Task to complete: Quote word for word the lines below, beginning with the first and ending with the one that has "Chart.register(...registerables);". Drop the pictures.

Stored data
════════
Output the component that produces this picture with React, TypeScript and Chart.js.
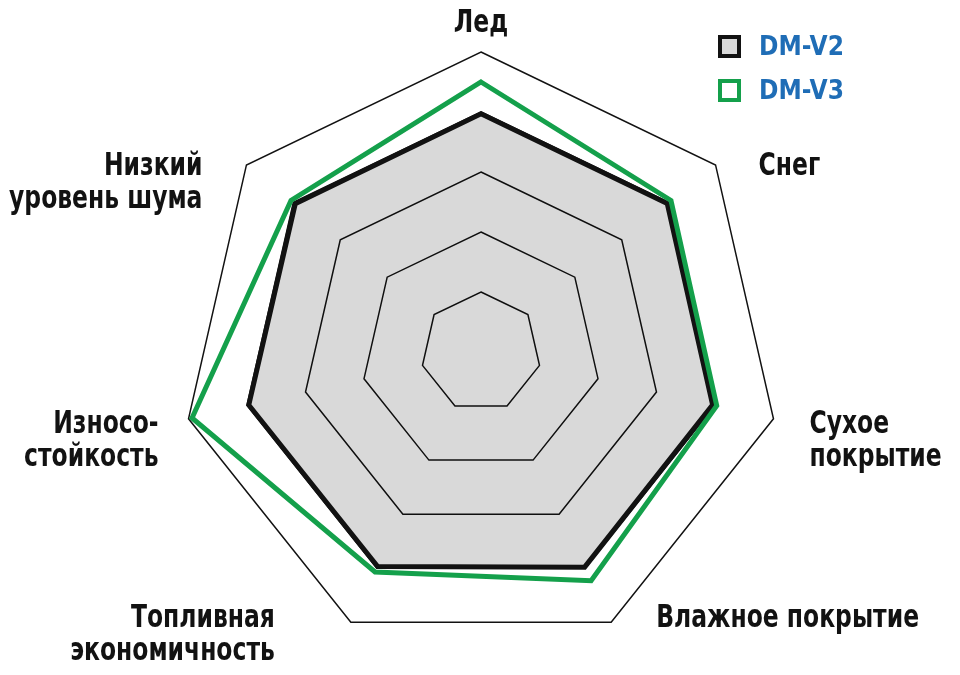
import React, { useEffect, useRef } from 'react';
import { Chart, registerables } from 'chart.js';

Chart.register(...registerables);

// ---- data ----
const categories: (string | string[])[] = [
  'Лед',
  'Снег',
  ['Сухое', 'покрытие'],
  'Влажное покрытие',
  ['Топливная', 'экономичность'],
  ['Износо-', 'стойкость'],
  ['Низкий', 'уровень шума'],
];
const seriesNames = ['DM-V2', 'DM-V3'];
const dmV2 = [3.97, 3.97, 3.96, 3.98, 3.97, 3.97, 3.96];
const dmV3 = [4.5, 4.05, 4.03, 4.23, 4.07, 4.94, 4.05];
const scaleMin = 0;
const scaleMax = 5;
const scaleStep = 1;

// ---- style / layout ----
const LABEL_FONT = "bold 32px 'DejaVu Sans Condensed', 'DejaVu Sans', sans-serif";
const LEGEND_FONT = "'DejaVu Sans Condensed', 'DejaVu Sans', sans-serif";
const LABEL_SQUEEZE = 0.815;
const LABEL_LINE = 33;
const LABEL_ALIGN: CanvasTextAlign[] = ['center', 'left', 'left', 'left', 'right', 'right', 'right'];
const LABEL_DX = [0, 43, 36, 45, -76, -30, -44];
const LABEL_DY = [-20, 10, 14, 5, 5, 14, 10];
const GRAY_FILL = 'rgba(0,0,0,0.15)';
const GREEN = '#14a04b';
const BLUE = '#1f6db6';
const INK = '#121212';

const axisLabelPlugin = {
  id: 'axisLabelPlugin',
  afterDraw(chart: any) {
    const scale = chart.scales.r;
    const ctx: CanvasRenderingContext2D = chart.ctx;
    ctx.save();
    ctx.font = LABEL_FONT;
    ctx.fillStyle = INK;
    ctx.textBaseline = 'alphabetic';
    (chart.data.labels as (string | string[])[]).forEach((label, i) => {
      const p = scale.getPointPosition(i, scale.drawingArea);
      const lines = Array.isArray(label) ? label : [label];
      ctx.textAlign = LABEL_ALIGN[i];
      lines.forEach((line, k) => {
        ctx.save();
        ctx.translate(p.x + LABEL_DX[i], p.y + LABEL_DY[i] + k * LABEL_LINE);
        ctx.scale(LABEL_SQUEEZE, 1);
        ctx.fillText(line, 0, 0);
        ctx.restore();
      });
    });
    ctx.restore();
  },
};

function LegendRow({ name, border, fill }: { name: string; border: string; fill: string }) {
  return (
    <div style={{ display: 'flex', alignItems: 'center', height: 24 }}>
      <div
        style={{
          width: 23,
          height: 23,
          boxSizing: 'border-box',
          border: `4px solid ${border}`,
          background: fill,
        }}
      />
      <span
        style={{
          marginLeft: 18,
          fontFamily: LEGEND_FONT,
          fontWeight: 'bold',
          fontSize: 26,
          color: BLUE,
          lineHeight: '24px',
        }}
      >
        {name}
      </span>
    </div>
  );
}

export default function App() {
  const ref = useRef<HTMLCanvasElement | null>(null);

  useEffect(() => {
    if (!ref.current) return;
    const chart = new Chart(ref.current, {
      type: 'radar',
      data: {
        labels: categories as any,
        datasets: [
          {
            label: seriesNames[0],
            data: dmV2,
            borderColor: INK,
            backgroundColor: GRAY_FILL,
            borderWidth: 5,
            fill: true,
            pointRadius: 0,
            pointHoverRadius: 0,
            borderJoinStyle: 'miter',
            order: 1,
          },
          {
            label: seriesNames[1],
            data: dmV3,
            borderColor: GREEN,
            backgroundColor: 'rgba(0,0,0,0)',
            borderWidth: 5,
            fill: false,
            pointRadius: 0,
            pointHoverRadius: 0,
            borderJoinStyle: 'miter',
            order: 0,
          },
        ],
      },
      options: {
        animation: false,
        responsive: true,
        maintainAspectRatio: false,
        layout: { padding: { left: 2, right: 0, top: 52, bottom: 23 } },
        plugins: {
          legend: { display: false },
          title: { display: false },
          tooltip: { enabled: false },
        },
        scales: {
          r: {
            min: scaleMin,
            max: scaleMax,
            ticks: { display: false, stepSize: scaleStep },
            grid: { color: INK, lineWidth: 1.5 },
            angleLines: { display: false },
            pointLabels: { display: false },
          },
        },
      },
      plugins: [axisLabelPlugin],
    });
    return () => chart.destroy();
  }, []);

  return (
    <div style={{ position: 'fixed', left: 0, top: 0, width: 960, height: 675, background: '#fff' }}>
      <canvas ref={ref} />
      <div style={{ position: 'absolute', left: 718, top: 34 }}>
        <LegendRow name={seriesNames[0]} border={INK} fill="#d9d9d9" />
        <div style={{ height: 20 }} />
        <LegendRow name={seriesNames[1]} border={GREEN} fill="#ffffff" />
      </div>
    </div>
  );
}
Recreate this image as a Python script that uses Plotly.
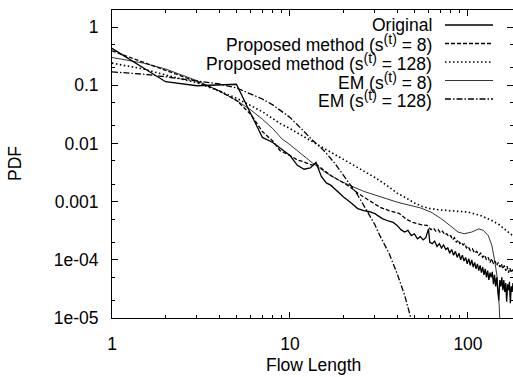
import plotly.graph_objects as go

# ---------------- data ----------------
orig_x = [1, 2, 3, 4, 5, 6, 7, 8, 9, 10, 11, 12, 13, 14, 15, 16, 17, 18, 19, 20,
          22, 24, 26, 28, 30, 33, 36, 38, 40, 42, 44, 46, 48, 50, 52, 54, 56, 58, 60,
          61, 63, 65, 67, 69, 71, 73, 75, 77, 79, 81, 83, 85, 87, 89, 91, 93, 95, 97,
          99, 101, 103, 105, 107, 109, 111, 113, 115, 117, 119, 121, 123, 125, 127,
          129, 131, 133, 135, 137, 139, 141, 143, 145, 147, 149, 151, 153, 155, 157,
          159, 161, 163, 165, 167, 169, 171, 173, 175, 177, 179, 181]
orig_y = [0.43, 0.115, 0.098, 0.103, 0.104, 0.033, 0.0127, 0.0104, 0.0079, 0.0062,
          0.0042, 0.0036, 0.0038, 0.0047, 0.0027, 0.0021, 0.0019, 0.0016, 0.0014, 0.0012,
          0.00096, 0.00076, 0.0007, 0.00067, 0.00062, 0.00051, 0.00046, 0.00044, 0.00039,
          0.00033, 0.0003, 0.00032, 0.00026, 0.00028, 0.00023, 0.00025, 0.00022, 0.00024,
          0.00034, 0.0002, 0.00019, 0.00021, 0.00017, 0.00019, 0.00016, 0.00018, 0.00015,
          0.00016, 0.00013, 0.00015, 0.00012, 0.00014, 0.00011, 0.00013, 0.0001, 0.00012,
          9.5e-5, 0.00011, 8.5e-5, 0.000105, 8e-5, 0.0001, 7.5e-5, 9e-5, 7e-5, 8.5e-5,
          6.5e-5, 8e-5, 6e-5, 7.5e-5, 5.5e-5, 7e-5, 5e-5, 6.5e-5, 4.5e-5, 6e-5, 5e-5,
          6.2e-5, 3.8e-5, 5.5e-5, 3.5e-5, 5e-5, 3e-5, 2e-5, 4.5e-5, 3.5e-5, 5e-5, 3e-5,
          4.5e-5, 2.8e-5, 4e-5, 1.9e-5, 3.8e-5, 3e-5, 4.2e-5, 1.8e-5, 3.5e-5, 2.8e-5,
          4e-5, 3e-5]

p8_x = [1, 1.5, 2, 3, 4, 5, 6, 7, 8, 8.8, 10, 11, 12, 13.4, 14, 15, 17, 19, 21.7,
        24, 27, 30, 32, 36, 41, 45, 49, 55, 59,
        62, 64, 66, 68, 70, 72, 74, 76, 78, 80, 82, 84, 86, 88, 90, 92, 94, 96, 98,
        100, 103, 106, 109, 112, 115, 118, 121, 124, 127, 130, 133, 136, 139, 142,
        145, 148, 151, 154, 157, 160, 163, 166, 169, 172, 175, 178, 181]
p8_y = [0.39, 0.25, 0.18, 0.115, 0.08, 0.055, 0.032, 0.016, 0.011, 0.0075, 0.0062,
        0.0052, 0.0048, 0.0042, 0.0044, 0.0037, 0.0028, 0.0023, 0.0018,
        0.0014, 0.0011, 0.0009, 0.0008, 0.0007, 0.00063, 0.0005, 0.00044, 0.0004, 0.00039,
        0.00033, 0.00035, 0.00031, 0.00033, 0.00029, 0.00031, 0.00027, 0.00028, 0.00025,
        0.00026, 0.00022, 0.00024, 0.0002, 0.00022, 0.00019, 0.0002, 0.00018, 0.00019,
        0.00016, 0.00017, 0.000145, 0.000155, 0.00013, 0.00014, 0.00012, 0.00013, 0.00011,
        0.00012, 0.0001, 0.00011, 9e-5, 0.000105, 8.5e-5, 9.5e-5, 8e-5, 9e-5, 7.5e-5,
        8.5e-5, 7e-5, 8e-5, 6.5e-5, 7.8e-5, 6e-5, 7.2e-5, 6e-5, 6.8e-5, 5.5e-5]

p128_x = [1, 1.5, 2, 3, 4, 5, 6, 7, 8.8, 10, 12, 14, 16, 19, 22, 26, 30, 35, 40, 45,
          50, 55, 61, 70, 80, 90, 100, 117, 135, 150, 165, 181]
p128_y = [0.24, 0.19, 0.15, 0.11, 0.08, 0.06, 0.045, 0.035, 0.022, 0.018, 0.013,
          0.0098, 0.0078, 0.0058, 0.0045, 0.0033, 0.0026, 0.0019, 0.0014, 0.00115,
          0.00095, 0.00083, 0.00076, 0.00072, 0.0007, 0.00068, 0.00066, 0.00058,
          0.00048, 0.0004, 0.00032, 0.00025]

em8_x = [1, 1.5, 2, 3, 4, 5, 6, 7, 8, 9, 10, 12, 13.4, 16, 19, 21.7, 26, 30, 35, 40,
         46, 54, 62, 70, 80, 88, 95, 105, 115, 122, 130, 136, 141, 146, 150, 152]
em8_y = [0.30, 0.24, 0.19, 0.12, 0.08, 0.055, 0.038, 0.026, 0.018, 0.012, 0.0095,
         0.006, 0.0046, 0.0031, 0.0023, 0.0019, 0.0015, 0.0013, 0.0011, 0.00098,
         0.00088, 0.00078, 0.00066, 0.00052, 0.00038, 0.0003, 0.00028, 0.0003, 0.00034,
         0.00032, 0.00026, 0.00018, 0.0001, 5e-5, 1.5e-5, 5e-6]

em128_x = [1, 1.5, 2, 3, 4, 5, 6, 7, 8, 9, 10, 11, 12, 13.4, 15, 16, 18, 20, 22, 24,
           27, 30, 32, 36, 40, 44, 47, 50]
em128_y = [0.17, 0.155, 0.14, 0.12, 0.105, 0.09, 0.072, 0.058, 0.046, 0.036, 0.028,
           0.021, 0.016, 0.0113, 0.0083, 0.0068, 0.0044, 0.0028, 0.0019, 0.0013,
           0.0007, 0.0004, 0.00026, 0.00013, 5.8e-5, 2.5e-5, 1.2e-5, 6e-6]

SUP = "<sup><span style='font-size:14px'>(t)</span></sup>"
legend_labels = ["Original",
                 "Proposed method (s" + SUP + " = 8)",
                 "Proposed method (s" + SUP + " = 128)",
                 "EM (s" + SUP + " = 8)",
                 "EM (s" + SUP + " = 128)"]

x_tickvals = [1, 10, 100]
x_ticktext = ["1", "10", "100"]
y_tickvals = [1e-5, 1e-4, 1e-3, 1e-2, 1e-1, 1]
y_ticktext = ["1e-05", "1e-04", "0.001", "0.01", "0.1", "1"]

# ---------------- styles ----------------
styles = [dict(width=1.3, dash="solid"),
          dict(width=1.3, dash="4px,2px"),
          dict(width=1.6, dash="1.5px,2.5px"),
          dict(width=0.8, dash="solid"),
          dict(width=1.3, dash="6px,2px,1.5px,2px")]
series = [(orig_x, orig_y), (p8_x, p8_y), (p128_x, p128_y), (em8_x, em8_y), (em128_x, em128_y)]

FONT = "Liberation Sans, Arial, Helvetica, sans-serif"
W, H = 513, 377
L, R, T, B = 112, 0, 10, 59
PW, PH = W - L - R, H - T - B

fig = go.Figure()
for (xs, ys), st in zip(series, styles):
    fig.add_trace(go.Scatter(x=xs, y=ys, mode="lines", showlegend=False,
                             line=dict(color="black", width=st["width"], dash=st["dash"])))

def px2paper_x(px):
    return (px - L) / PW

def px2paper_y(py):
    return (H - B - py) / PH

shapes = []
annotations = []
rows_y = [25, 43.5, 62, 80.5, 99]
for lab, st, ry in zip(legend_labels, styles, rows_y):
    annotations.append(dict(xref="paper", yref="paper", x=px2paper_x(434), y=px2paper_y(ry),
                            text=lab, showarrow=False, xanchor="right", yanchor="middle",
                            font=dict(family=FONT, size=17.5, color="black")))
    shapes.append(dict(type="line", xref="paper", yref="paper",
                       x0=px2paper_x(445), x1=px2paper_x(493),
                       y0=px2paper_y(ry), y1=px2paper_y(ry),
                       line=dict(color="black", width=st["width"], dash=st["dash"])))

annotations.append(dict(xref="paper", yref="paper", x=px2paper_x(313), y=px2paper_y(365),
                        text="Flow Length", showarrow=False, xanchor="center", yanchor="middle",
                        font=dict(family=FONT, size=17.5, color="black")))
annotations.append(dict(xref="paper", yref="paper", x=px2paper_x(15), y=px2paper_y(164),
                        text="PDF", showarrow=False, textangle=-90, xanchor="center",
                        yanchor="middle", font=dict(family=FONT, size=17.5, color="black")))

x_minor = [v * d for d in (1, 10, 100) for v in range(2, 10) if v * d < 200]
y_minor = [m * 10.0 ** e for e in range(-5, 1) for m in (2, 5) if m * 10.0 ** e < 1.9]

fig.update_layout(
    width=W, height=H, margin=dict(l=L, r=R, t=T, b=B),
    paper_bgcolor="white", plot_bgcolor="white",
    font=dict(family=FONT, size=17.5, color="black"),
    shapes=shapes, annotations=annotations,
    xaxis=dict(type="log", range=[0, 2.253], showline=True, linecolor="black", linewidth=1,
               mirror="ticks", ticks="inside", ticklen=6, tickcolor="black",
               tickvals=x_tickvals, ticktext=x_ticktext, showgrid=False, zeroline=False,
               ticklabelstandoff=10,
               minor=dict(ticks="inside", ticklen=3, tickcolor="black", tickvals=x_minor,
                          showgrid=False)),
    yaxis=dict(type="log", range=[-5, 0.293], showline=True, linecolor="black", linewidth=1,
               mirror="ticks", ticks="inside", ticklen=6, tickcolor="black",
               tickvals=y_tickvals, ticktext=y_ticktext, showgrid=False, zeroline=False,
               ticklabelstandoff=9,
               minor=dict(ticks="inside", ticklen=3, tickcolor="black", tickvals=y_minor,
                          showgrid=False)),
)

fig.write_html("out.html", config={"displayModeBar": False},
               post_script="document.body.style.margin='0';document.body.style.overflow='hidden';")
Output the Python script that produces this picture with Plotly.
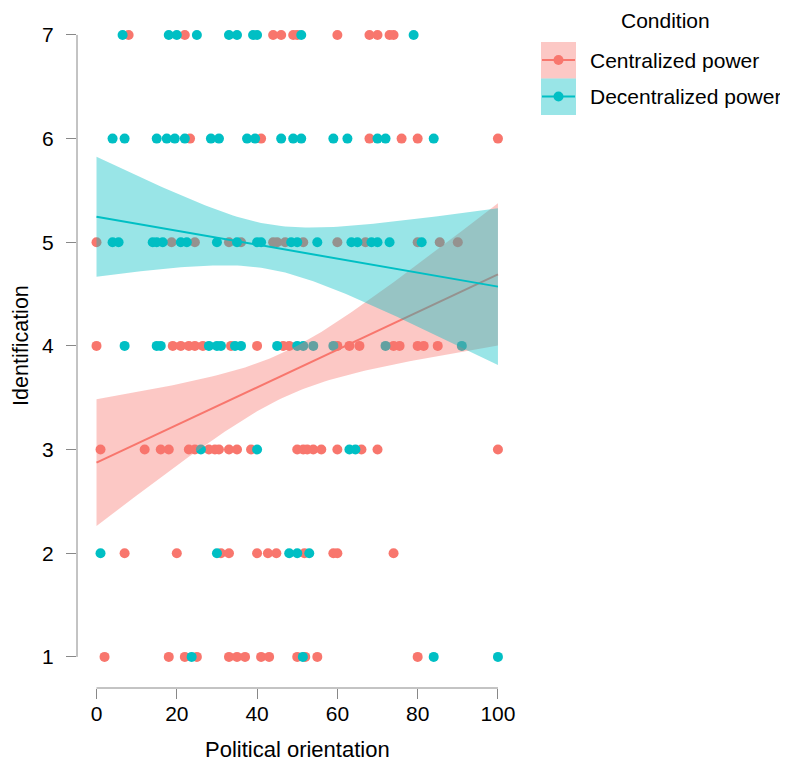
import numpy as np
import plotly.graph_objects as go

# ---- data ----
# Centralized power (red)
cent_x = [8, 22, 44, 46, 49, 50, 60, 68, 70, 73, 74,
          23.3, 41, 68, 76, 80, 100,
          0, 18.7, 24.5, 33, 36, 44, 45, 47, 51.5, 60, 67, 80, 85.5, 90,
          0, 19, 21, 23, 24.5, 26.5, 33.5, 40, 46.5, 48, 60, 63, 65.5, 74, 75.5, 80, 81.5, 85,
          1, 12, 16, 18, 23, 24.5, 28, 29.5, 30.5, 33, 35, 38.5, 50, 51.5, 52.5, 54, 56, 60, 66, 70, 100,
          7, 20, 31, 33, 40, 42.7, 44.8, 51.8, 59, 60, 74,
          2, 18, 22, 25, 33, 35, 37, 41, 43, 50, 52, 55, 80]
cent_y = [7] * 11 + [6] * 6 + [5] * 14 + [4] * 18 + [3] * 21 + [2] * 11 + [1] * 13

# Decentralized power (teal)
dec_x = [6.5, 18, 20, 25, 33, 35, 39, 40, 51, 79,
         4, 7, 15, 17.5, 19.5, 22, 28.5, 30.5, 37.5, 39.5, 46, 49, 51, 59, 62.5, 70, 72, 84,
         4, 5.5, 14, 15, 16.5, 21, 22.5, 30, 35, 40, 41, 48.5, 50, 55, 63.5, 65, 68.5, 70, 73, 81,
         7, 15, 16, 28, 30, 31, 34.5, 36, 45, 50, 51.5, 54, 59, 72, 91,
         26, 40, 63, 64.5,
         1, 30, 48, 50, 53,
         23.7, 51.4, 84, 100]
dec_y = [7] * 10 + [6] * 18 + [5] * 20 + [4] * 15 + [3] * 4 + [2] * 5 + [1] * 4

# Fitted regression lines: intercept, slope,
# and 95% CI half-widths at x = 0, 50, 100
cent_fit = dict(intercept=2.874, slope=0.01816, half_at=[0, 50, 100], half=[0.611, 0.22, 0.686])
dec_fit = dict(intercept=5.247, slope=-0.00675, half_at=[0, 50, 100], half=[0.579, 0.235, 0.756])
fit_range = [0, 100]

conditions = ["Centralized power", "Decentralized power"]
x_ticks = [0, 20, 40, 60, 80, 100]
y_ticks = [1, 2, 3, 4, 5, 6, 7]

RED = "#F8766D"
TEAL = "#00BFC4"
RED_FILL = "rgba(248,118,109,0.4)"
TEAL_FILL = "rgba(0,191,196,0.4)"
FONT = "Liberation Sans, Arial, sans-serif"


def band(fit, grid):
    # CI of a linear fit: half-width^2 is quadratic in x; solved from the three read widths
    x0, x1, x2 = fit["half_at"]
    h0, h1, h2 = [h ** 2 for h in fit["half"]]
    M = np.array([[1, x0, x0 ** 2], [1, x1, x1 ** 2], [1, x2, x2 ** 2]], float)
    c0, c1, c2 = np.linalg.solve(M, np.array([h0, h1, h2]))
    hh = np.sqrt(np.maximum(c0 + c1 * grid + c2 * grid ** 2, 0))
    yhat = fit["intercept"] + fit["slope"] * grid
    return yhat, yhat - hh, yhat + hh


fig = go.Figure()

fig.add_trace(go.Scatter(x=cent_x, y=cent_y, mode="markers",
                         marker=dict(color=RED, size=10), showlegend=False, hoverinfo="skip"))
fig.add_trace(go.Scatter(x=dec_x, y=dec_y, mode="markers",
                         marker=dict(color=TEAL, size=10), showlegend=False, hoverinfo="skip"))

g = np.linspace(fit_range[0], fit_range[1], 101)
for fit, col, fill in [(cent_fit, RED, RED_FILL), (dec_fit, TEAL, TEAL_FILL)]:
    yh, lo, hi = band(fit, g)
    fig.add_trace(go.Scatter(x=np.concatenate([g, g[::-1]]), y=np.concatenate([hi, lo[::-1]]),
                             fill="toself", fillcolor=fill, line=dict(width=0),
                             mode="lines", showlegend=False, hoverinfo="skip"))
    fig.add_trace(go.Scatter(x=g, y=yh, mode="lines", line=dict(color=col, width=2),
                             showlegend=False, hoverinfo="skip"))

# page body has an 8px margin: work in screen pixels, convert to figure pixels
O = 8
W, H = 788 - O, 765 - O
PW, PH = 437.0, 668.0
L = 77 - O          # plot left edge (screen x 77)
T = 20 - O          # plot top edge (screen y 20)
B = H - (688 - O)   # plot bottom edge at screen y 688

AX = "#888888"
fig.update_layout(
    width=W, height=H,
    margin=dict(l=L, r=W - L - int(PW), t=T, b=B, autoexpand=False),
    plot_bgcolor="white", paper_bgcolor="white",
    font=dict(family=FONT, size=21, color="black"),
    xaxis=dict(range=[-4.86, 104], tickvals=x_ticks, ticks="outside", ticklen=10,
               tickcolor=AX, tickwidth=1, showgrid=False, zeroline=False, showline=False,
               tickfont=dict(size=21), ticklabelstandoff=-3),
    yaxis=dict(range=[0.7, 7.144], tickvals=y_ticks, ticks="outside", ticklen=10,
               tickcolor=AX, tickwidth=1, showgrid=False, zeroline=False, showline=False,
               tickfont=dict(size=21), ticklabelstandoff=8),
)

# R-style axis lines spanning only the tick range
fig.add_shape(type="line", xref="paper", yref="y", x0=0, x1=0, y0=1, y1=7,
              line=dict(color=AX, width=1))
fig.add_shape(type="line", xref="x", yref="paper", x0=0, x1=100, y0=0, y1=0,
              line=dict(color=AX, width=1))


def px(xs):
    return (xs - O - L) / PW


def py(ys):
    return 1 - (ys - O - T) / PH


# axis titles
fig.add_annotation(text="Political orientation", x=50, xref="x", y=py(749), yref="paper",
                   showarrow=False, font=dict(size=22), yanchor="middle")
fig.add_annotation(text="Identification", textangle=-90, x=px(21), xref="paper",
                   y=4, yref="y", showarrow=False, font=dict(size=21.5), xanchor="center")

# manual legend
fig.add_annotation(text="Condition", x=px(665), y=py(20), xref="paper", yref="paper",
                   showarrow=False, xanchor="center", yanchor="middle", font=dict(size=21))
for i, (name, col, fill) in enumerate([(conditions[0], RED, RED_FILL), (conditions[1], TEAL, TEAL_FILL)]):
    top = 42 + i * 36.5
    cy = top + 18
    fig.add_shape(type="rect", xref="paper", yref="paper", x0=px(541), x1=px(576),
                  y0=py(top), y1=py(top + 36.5), line=dict(width=0), fillcolor=fill)
    fig.add_shape(type="line", xref="paper", yref="paper", x0=px(542), x1=px(575),
                  y0=py(cy), y1=py(cy), line=dict(color=col, width=2))
    fig.add_shape(type="circle", xref="paper", yref="paper", x0=px(553.5), x1=px(563.5),
                  y0=py(cy + 5), y1=py(cy - 5), line=dict(width=0), fillcolor=col)
    fig.add_annotation(text=name, x=px(588), y=py(cy), xref="paper", yref="paper",
                       showarrow=False, xanchor="left", yanchor="middle", font=dict(size=21))

fig.write_html("out.html")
════════
Solution to this exercise:
Output the component that produces this picture with React, TypeScript and Chart.js.
import React, { useEffect, useRef } from 'react';
import { Chart, registerables } from 'chart.js';

Chart.register(...registerables);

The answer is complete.